All of Foradori's wines - from the soulful, brilliant reds to whites of freshness, detail and complexity - have an inherent cool lift, born from altitude and gentle handling in winery. Now to the wines. There aren't many going round, so be quick about it.
Fontanasanta Nosiola 2019 – 100% nosiola. Another indigenous variety Foradori brought back from the brink. This is a seriously awesome white'ish wine, crystalline in texture, intense yet refreshing and ultimately, insanely delicious. Pull out the picnic rug, cucumber sandwiches and settle down in some dappled sunshine for the afternoon.
Fuoripista Pinot Grigio 2019 – literally off-piste. Pinot grigio takes a wonderful detour courtesy of a collaboration with Marco Devigili, another biodynamic winemaker from Campo Rotalian. They take this widespread (read normy) grape variety turn it upside-down, flip it and reverse it by letting it sit on skins in for eight months. It's bold and flirty with thirst quenching juiciness. Two roads converge in a wood, take this one.
Lezér – made from teroldego, is a delicious, crisp, crunchy complex fun-time red'ish wine. It’s the brainchild of adversity (created off the back of a hail damaged harvert) and experimentation (the first project of Emilio and Theo). Best enjoyed skulled straight from a magnum down at Ben Buckler on a sunny day.

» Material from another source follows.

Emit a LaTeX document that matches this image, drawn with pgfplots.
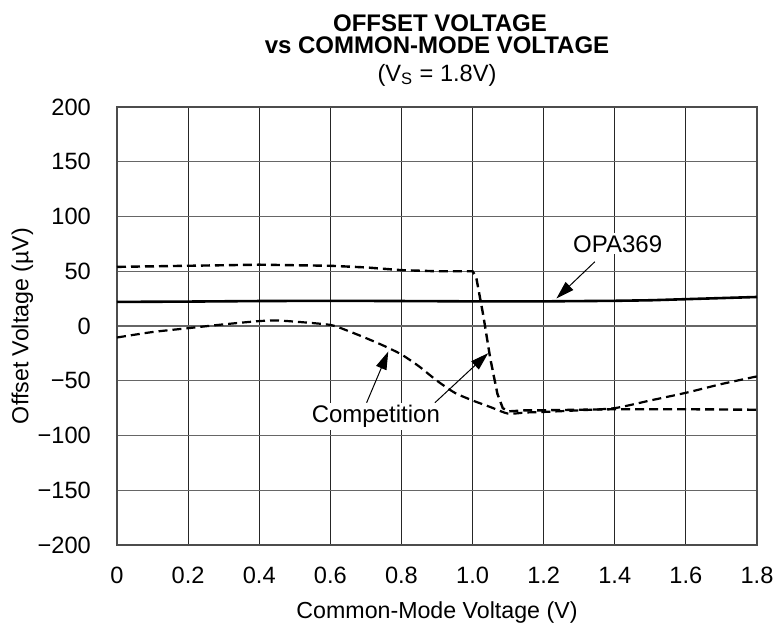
\documentclass[border=0pt]{standalone}
\usepackage{fontspec}
\setmainfont{Liberation Sans}
\usepackage{pgfplots}
\pgfplotsset{compat=1.18}
\usetikzlibrary{arrows.meta}
\begin{document}
\fontsize{11.6}{13.5}\selectfont
\begin{tikzpicture}
\useasboundingbox (-58.5pt,-40.5pt) rectangle (330pt,272.5pt);
\begin{axis}[
  scale only axis, width=320pt, height=219pt,
  xmin=0, xmax=1.8, ymin=-200, ymax=200,
  xtick={0,0.2,0.4,0.6,0.8,1.0,1.2,1.4,1.6,1.8},
  xticklabels={0,0.2,0.4,0.6,0.8,1.0,1.2,1.4,1.6,1.8},
  ytick={-200,-150,-100,-50,0,50,100,150,200},
  yticklabels={−200,−150,−100,−50,0,50,100,150,200},
  major tick length=0pt,
  grid=major,
  x grid style={black!85, line width=0.6pt},
  y grid style={black!60, line width=0.6pt},
  axis line style={black!70, line width=1.3pt},
  tick label style={font=\fontsize{11.8}{13.5}\selectfont},
  xticklabel style={yshift=-7pt},
  yticklabel style={xshift=-9pt},
  xlabel={Common-Mode Voltage (V)},
  ylabel={Offset Voltage (µV)},
  label style={font=\fontsize{11.6}{13.5}\selectfont},
  xlabel style={at={(axis description cs:0.5,-0.153)}, anchor=center},
  ylabel style={at={(axis description cs:-0.148,0.5)}, anchor=center},
  clip=false,
]
% OPA369
\addplot[black, line width=1.3pt] coordinates {
(0,22) (0.2,22.3) (0.4,22.8) (0.6,23) (0.8,22.8) (1.0,22.5) (1.2,22.5) (1.4,23) (1.5,23.5) (1.6,24.5) (1.7,25.5) (1.8,26.5)};
% Competition A
\addplot[black, line width=1.2pt, dash pattern=on 4.5pt off 2.5pt] coordinates {
(0,54) (0.1,54.5) (0.2,55) (0.3,55.5) (0.4,56) (0.5,55.5) (0.6,55) (0.7,53.5) (0.8,51) (0.9,50) (1.0,50) (1.01,45) (1.03,10) (1.05,-30) (1.07,-62) (1.085,-75) (1.1,-78) (1.15,-77) (1.2,-77) (1.3,-76.5) (1.4,-76) (1.6,-76) (1.8,-76.5)};
% Competition B
\addplot[black, line width=1.1pt, dash pattern=on 4.5pt off 2.5pt, smooth, tension=0.4] coordinates {
(0,-10.5) (0.1,-5.5) (0.2,-2) (0.3,1.5) (0.4,4.5) (0.45,5) (0.5,4) (0.6,1) (0.65,-4.5) (0.7,-11) (0.75,-18) (0.8,-26) (0.85,-37) (0.9,-50) (0.95,-61) (1.0,-68) (1.05,-74) (1.1,-80) (1.15,-79) (1.2,-78.5) (1.3,-77) (1.4,-75) (1.5,-68) (1.6,-61) (1.7,-53) (1.8,-46)};
% annotations
\draw[black, line width=0.5pt, -{Triangle[length=9pt,width=5.5pt]}] (axis cs:1.344,58.7) -- (axis cs:1.236,25.2);
\draw[black, line width=0.5pt, -{Triangle[length=9pt,width=5.5pt]}] (axis cs:0.702,-70.1) -- (axis cs:0.763,-23.3);
\draw[black, line width=0.5pt, -{Triangle[length=9pt,width=5.5pt]}] (axis cs:0.894,-70.1) -- (axis cs:1.044,-24.8);
\node[fill=white, inner sep=1pt, font=\fontsize{12}{14}\selectfont] at (axis cs:1.408,74.9) {OPA369};
\node[fill=white, inner sep=1pt, font=\fontsize{12}{14}\selectfont] at (axis cs:0.728,-82.8) {Competition};
\end{axis}
\node[font=\fontsize{12}{14}\selectfont\bfseries] at (161.5pt,261pt) {OFFSET VOLTAGE};
\node[font=\fontsize{12}{14}\selectfont\bfseries] at (160pt,250pt) {vs COMMON-MODE VOLTAGE};
\node[font=\fontsize{11.8}{14}\selectfont] at (160pt,235pt) {(V\textsubscript{S} = 1.8V)};
\end{tikzpicture}
\end{document}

Morei 2019 – soulful teroldego, dark by name and nature. We'd say it's romantic if we said those kind of things. It's all texture with a 'whoa there' cherry zing of acidity to kick things along. Precise yet so, so approachable...
Morei Cilindrica 2018 – like the normal Morei but left to age in a smaller, cilidrical amphora for an extra year and makes this an even silkier, more balanced and refined version. Hard to imagine it could get any better, but it does...
Sgarzon 2019 – think of this one as the rocker, broody cousin of Morei - moist soil, crushed tobacco and wild berries. It's grippy but lush. Seriously good drinking here.
Sgarzon Cilindrica 2018 – much the same as approach as the Morei Cilindrica with similar results - extra time yields a more mature version of an already out-of-this-world good wine.
Granato 2018 – the O.G. The one that put Foradori on the map. From the oldest parcels, this is the only riserva produced on the estate. Ultra fine tannins, wild strawbs, fennel and amaro-like things make this quite a thing to drink. Foradori fans, this is one to grab and hold on to. Seriously, if you can cellar, this one for four or five years and you absolutely will not be disappointed.